At 1 MHz the network analyser reported 134 μH (More or less as expected). At 30 MHz, the inductor behaves like a capacitor. The series resistive component exceeded 1 kΩ over most of the range and exceeded 6 kΩ at 30 MHz. Just where did that come from? What mechanism inserts 6 kΩ into an inductor?

At 27.95 MHz the inductive reactance falls to zero and the coil behaves like a pure 6.4 kΩ resistor! It seems like magic – no wonder RF engineering is so mysterious.


As a side note: if you use the same FT50-43 core with 16 turns, as above, and then wind another winding with 16 turns and use it as a transformer, the 6 kΩ coil resistance suddenly and conveniently disappears! Where did it go?
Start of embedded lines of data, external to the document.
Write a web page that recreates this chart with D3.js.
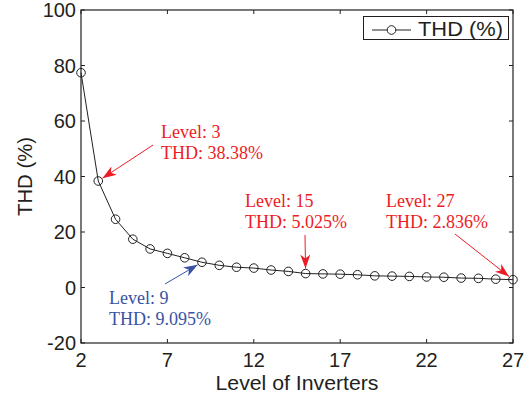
<!DOCTYPE html>
<html>
<head>
<meta charset="utf-8">
<script src="https://cdn.jsdelivr.net/npm/d3@7/dist/d3.min.js"></script>
<style>
  body { margin: 0; background: #fff; }
  svg { display: block; }
  .tick-label { font-family: "Liberation Sans", Arial, sans-serif; font-size: 20px; fill: #231f20; }
  .note { font-family: "Liberation Serif", "Times New Roman", serif; font-size: 18px; }
</style>
</head>
<body>
<div id="chart"></div>
<script>
// THD (%) for each inverter level
var levels = d3.range(2, 28);
var thd = [77.4, 38.38, 24.6, 17.4, 13.9, 12.3, 10.7, 9.095, 8.0, 7.3, 7.0, 6.3, 5.8,
           5.025, 4.9, 4.8, 4.6, 4.2, 4.1, 4.0, 3.8, 3.7, 3.4, 3.3, 3.0, 2.836];
var x_ticks = [2, 7, 12, 17, 22, 27];
var y_ticks = [-20, 0, 20, 40, 60, 80, 100];

// annotations: level, text lines, color, where the text and arrow start
var notes = [
    {level: 3,  lines: ["Level: 3", "THD: 38.38%"],  color: "#ed1c24", tx: 161, ty: 138, ax: 153, ay: 145},
    {level: 9,  lines: ["Level: 9", "THD: 9.095%"],  color: "#3953a4", tx: 109, ty: 304, ax: 165, ay: 284},
    {level: 15, lines: ["Level: 15", "THD: 5.025%"], color: "#ed1c24", tx: 245, ty: 207, ax: 305, ay: 235},
    {level: 27, lines: ["Level: 27", "THD: 2.836%"], color: "#ed1c24", tx: 386, ty: 207, ax: 455, ay: 234}
];

var width = 529, height = 398;
var margin = {top: 10, right: 16, bottom: 55, left: 81};
var plot_w = width - margin.left - margin.right,
    plot_h = height - margin.top - margin.bottom;

var svg = d3.select("#chart").append("svg")
    .attr("width", width)
    .attr("height", height);

var defs = svg.append("defs");
["#ed1c24", "#3953a4"].forEach(function(c, i) {
    defs.append("marker")
        .attr("id", "arrow" + i)
        .attr("viewBox", "0 0 14 10")
        .attr("refX", 14)
        .attr("refY", 5)
        .attr("markerUnits", "userSpaceOnUse")
        .attr("markerWidth", 14)
        .attr("markerHeight", 10)
        .attr("orient", "auto")
        .append("path")
        .attr("d", "M 0 0 L 14 5 L 0 10 L 4 5 z")
        .attr("fill", c);
});

var g = svg.append("g")
    .attr("transform", "translate(" + margin.left + "," + margin.top + ")");

var x = d3.scaleLinear().domain([2, 27]).range([0, plot_w]);
var y = d3.scaleLinear().domain([-20, 100]).range([plot_h, 0]);

// frame
g.append("rect")
    .attr("width", plot_w)
    .attr("height", plot_h)
    .attr("fill", "none")
    .attr("stroke", "#231f20")
    .attr("stroke-width", 1.2);

// inward ticks on all four sides
var tick_len = 4;
var ticks = g.append("g").attr("stroke", "#231f20").attr("stroke-width", 1);
x_ticks.forEach(function(t) {
    ticks.append("line").attr("x1", x(t)).attr("x2", x(t)).attr("y1", plot_h).attr("y2", plot_h - tick_len);
    ticks.append("line").attr("x1", x(t)).attr("x2", x(t)).attr("y1", 0).attr("y2", tick_len);
});
y_ticks.forEach(function(t) {
    ticks.append("line").attr("x1", 0).attr("x2", tick_len).attr("y1", y(t)).attr("y2", y(t));
    ticks.append("line").attr("x1", plot_w).attr("x2", plot_w - tick_len).attr("y1", y(t)).attr("y2", y(t));
});

g.selectAll(".xl").data(x_ticks).enter().append("text")
    .attr("class", "tick-label")
    .attr("x", function(d) { return x(d); })
    .attr("y", plot_h + 24)
    .attr("text-anchor", "middle")
    .text(function(d) { return d; });

g.selectAll(".yl").data(y_ticks).enter().append("text")
    .attr("class", "tick-label")
    .attr("x", -5)
    .attr("y", function(d) { return y(d) + 7; })
    .attr("text-anchor", "end")
    .text(function(d) { return d; });

// axis titles
svg.append("text")
    .attr("class", "tick-label")
    .attr("x", margin.left + plot_w / 2)
    .attr("y", 390)
    .attr("text-anchor", "middle")
    .attr("textLength", 163)
    .attr("lengthAdjust", "spacingAndGlyphs")
    .text("Level of Inverters");

svg.append("text")
    .attr("class", "tick-label")
    .attr("transform", "translate(32," + (margin.top + plot_h / 2) + ")rotate(-90)")
    .attr("text-anchor", "middle")
    .attr("textLength", 79)
    .attr("lengthAdjust", "spacingAndGlyphs")
    .text("THD (%)");

// data line
var data = levels.map(function(l, i) { return {level: l, thd: thd[i]}; });

g.append("path")
    .datum(data)
    .attr("fill", "none")
    .attr("stroke", "#231f20")
    .attr("stroke-width", 1)
    .attr("d", d3.line()
        .x(function(d) { return x(d.level); })
        .y(function(d) { return y(d.thd); }));

g.selectAll(".pt").data(data).enter().append("circle")
    .attr("cx", function(d) { return x(d.level); })
    .attr("cy", function(d) { return y(d.thd); })
    .attr("r", 4.3)
    .attr("fill", "none")
    .attr("stroke", "#231f20")
    .attr("stroke-width", 1);

// annotations
notes.forEach(function(n) {
    var mid = n.color === "#3953a4" ? 1 : 0;
    var px = margin.left + x(n.level),
        py = margin.top + y(thd[levels.indexOf(n.level)]);
    var dx = px - n.ax, dy = py - n.ay, len = Math.sqrt(dx * dx + dy * dy);
    var off = 5;
    svg.append("line")
        .attr("x1", n.ax).attr("y1", n.ay)
        .attr("x2", px - dx / len * off).attr("y2", py - dy / len * off)
        .attr("stroke", n.color)
        .attr("stroke-width", 1)
        .attr("marker-end", "url(#arrow" + mid + ")");
    n.lines.forEach(function(s, i) {
        svg.append("text")
            .attr("class", "note")
            .attr("x", n.tx)
            .attr("y", n.ty + i * 21)
            .attr("fill", n.color)
            .text(s);
    });
});

// legend
var leg = svg.append("g");
leg.append("rect")
    .attr("x", 363.5).attr("y", 16.5)
    .attr("width", 145).attr("height", 23)
    .attr("fill", "#fff")
    .attr("stroke", "#231f20")
    .attr("stroke-width", 1);
leg.append("line")
    .attr("x1", 372).attr("x2", 411).attr("y1", 30).attr("y2", 30)
    .attr("stroke", "#231f20");
leg.append("circle")
    .attr("cx", 391.5).attr("cy", 30).attr("r", 4.3)
    .attr("fill", "#fff").attr("stroke", "#231f20");
leg.append("text")
    .attr("class", "tick-label")
    .attr("x", 418).attr("y", 36)
    .attr("textLength", 85)
    .attr("lengthAdjust", "spacingAndGlyphs")
    .text("THD (%)");
</script>
</body>
</html>
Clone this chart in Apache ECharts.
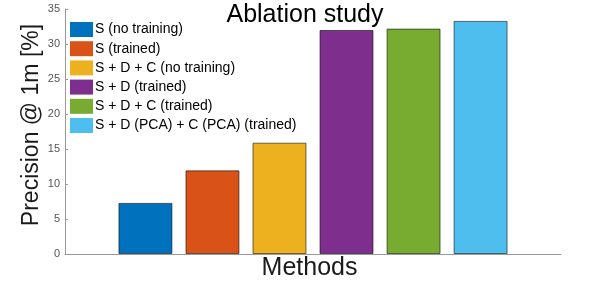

You end up with a relatively good low loss transformer.


This document is not concerned with resistance due to wire conductivity or core loss. The only loss resistance considered is ‘Hilbert induced resistance‘ demanded by nature to maintain causality.


The Reason – The Hilbert Transform Pair

It turns out that the series resistive component and the series inductive component of any inductor, in the frequency-domain, are related. These cannot take independent values.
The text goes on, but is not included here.